Sunday, February 10, 2013
Words matter. When I hear the phrase, “response to intervention,” I get hung up on the word intervention. Response to Intervention (RtI) refers to a framework for improving instruction. The term gained notoriety in the re-authorization of the federal Individuals with Disabilities Education Act (IDEA, 2004), when the concept of RtI was allowed (some might say encouraged or mandated) to be used as an alternative process for identifying students with specific learning disabilities. I will not go into the components or research behind RtI, but I will recommend reading Fuchs & Fuchs (2006) or Fisher & Frey (2010) for additional background.
Back to the word “intervention.” In an RtI framework, educators use assessment data to help improve education and supports for students. The word “intervention,” unfortunately, has shaped the implementation of RtI. It is unfortunate, because RtI is often associated with struggling students, and RtI discussions typically revolve around ways of fixing students. Instead, we should be using the assessment data to have discussions about how to change instruction and learning in the regular classroom in order to reduce the number of students who are not meeting benchmarks. We, as educators, need to shift the focus away from fixing students to fixing our instructional practices to engage more learners and meet their needs in the regular classroom.

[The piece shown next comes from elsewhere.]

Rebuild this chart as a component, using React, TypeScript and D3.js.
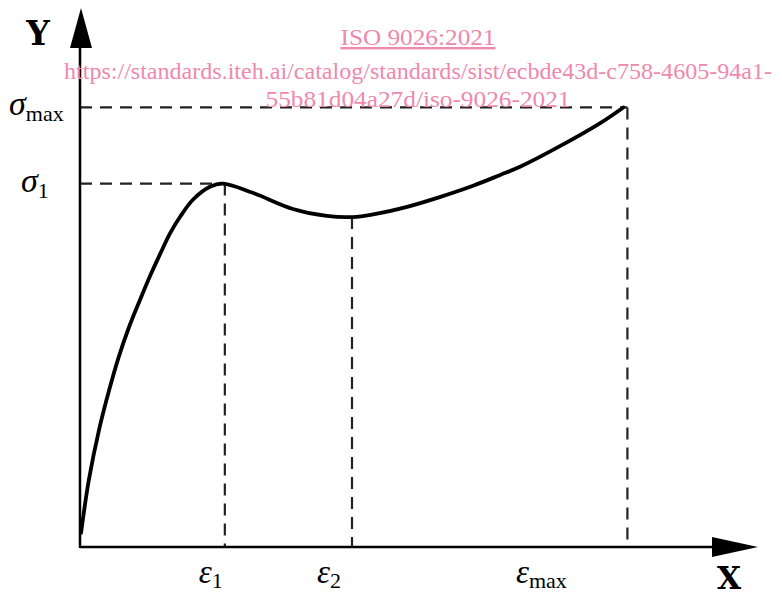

RtI should be about Responsive Instruction that monitors student progress, provides feedback to students, and differentiates in the regular classroom. Instead of investing in pullout interventionists, schools should be investing in specialists and instructional coaches who “push-in” to classrooms in order to help teachers differentiate instruction, content, and processes for their students.
Fisher, D., & Frey, N. (2010). Enhancing RTI: How to ensure success with effective classroom instruction and intervention. Alexandria, VA: ASCD.
Fuchs, D. and L. S. Fuchs (2006). "Introduction to Response to Intervention: What, why, and how valid is it?" Reading Research Quarterly, 41(1): 93-99.